Autre tendance à souligner, plusieurs hôtels haut de gamme récemment inaugurés ont intégré du coworking à leur offre. « Au Mix, un projet de resort urbain inauguré en mai 2023, c’était une volonté dès le départ. Le coworking est chez nous lié à la salle de sport. Il faut être abonné et ajouter une option pour venir travailler. C’est un service complémentaire, qui contribue à l’expérience immersive que nous voulons offrir dans un même lieu. Ici, c’est le sport qui offre la partie sociale et connecte les gens. L’idée est qu’on puisse échanger autour d’autre chose que leur travail », explique Fée Peltier, coordinateur des membres du Mix, l’hôtel installé dans l’ancienne Royale Belge à Boitsfort. « On ne propose pas d’espace fermé dans ce qu’on appelle la Librairie. Chacun s’installe où il veut, quand il veut. On compte une centaine d’emplacements ».

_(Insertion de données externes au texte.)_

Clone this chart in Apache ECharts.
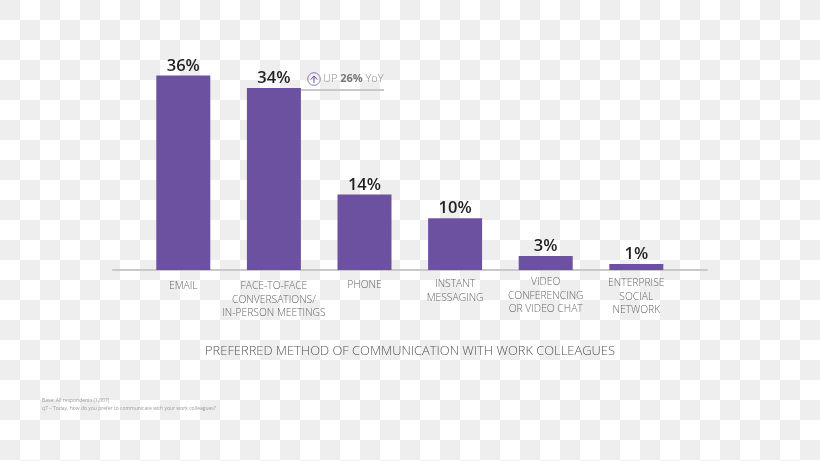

Hox_WFH_Brussels_Day2_Cafe-Section_061_v2a.jpg
Working From_

Chez Working From_, intégré au nouvel hôtel The Hoxton, une tour de bureaux anciennement occupée par IBM, dans le centre-ville, le concept est un peu différent. Le coworking lancé à l’été 2023 y est géré indépendamment de l’hôtel et par des équipes différentes. « Le Hoxton de Bruxelles est le 14ème d’un groupe hôtelier présent à Paris, Dublin ou encore Florence. Certains ont un coworking, mais ce n’est pas toujours le cas. Tout dépend du type de bâtiment », partage Charles Van Den Bogaert, General Manager de Working From_. Notre espace s’étend sur 4000 m2 sur 4 étages et comprend des espaces collaboratifs et des bureaux flex et semi-flex. On peut y accueillir 600 travailleurs. Le cœur du projet est un café réservé aux co-workers. L’accès se fait 24/7. On a même une formule qui permet un accès uniquement en soirée, prisé des indépendants complémentaires. Un de nos atouts, à côté de la beauté du cadre, est notre ultra flexibilité. Nous nous adaptons aux besoins changeants des membres et nous voulons que chacun se sente à la maison ». Dans les deux cas, la combinaison de bureaux, de restaurants de qualité et de chambres d’hôtel sur le même site et avec des pourcentages à la clé attire les équipes internationales disséminées dans plusieurs pays.

Des clusters métiers

Pour Edouard Cambier, une piste d’évolution des coworkings pourrait être un regroupement par métier à l’image des guildes du Moyen-Âge. « C’est déjà une tendance naturelle de se rejoindre par secteur. Un coworking démarre souvent d’un carnet d’adresses. Le mien a débuté de mon compte LinkedIn. On va aller vers plus de thématiques et de proximité, je pense. Et puis, le coworking va sans doute aussi se rapprocher de l’hôtellerie avec des étoiles et des niveaux de services ». Et Charles Van Den Bogaert d’affirmer : « Quand on pousse ses équipes à venir ou revenir au bureau, il faut leur proposer une expérience, sinon les collaborateurs préfèrent souvent rester travailler de chez eux. Avoir accès à un bel espace de travail, à des activités et à une communauté fait partie des raisons de se rendre au travail. Pour moi, l’évolution du coworking c’est cela : un aspect communautaire renforcé, des possibilités d’horeca de qualité et des bâtiments plus verts pour contribuer aux bilans carbone positifs des entreprises ».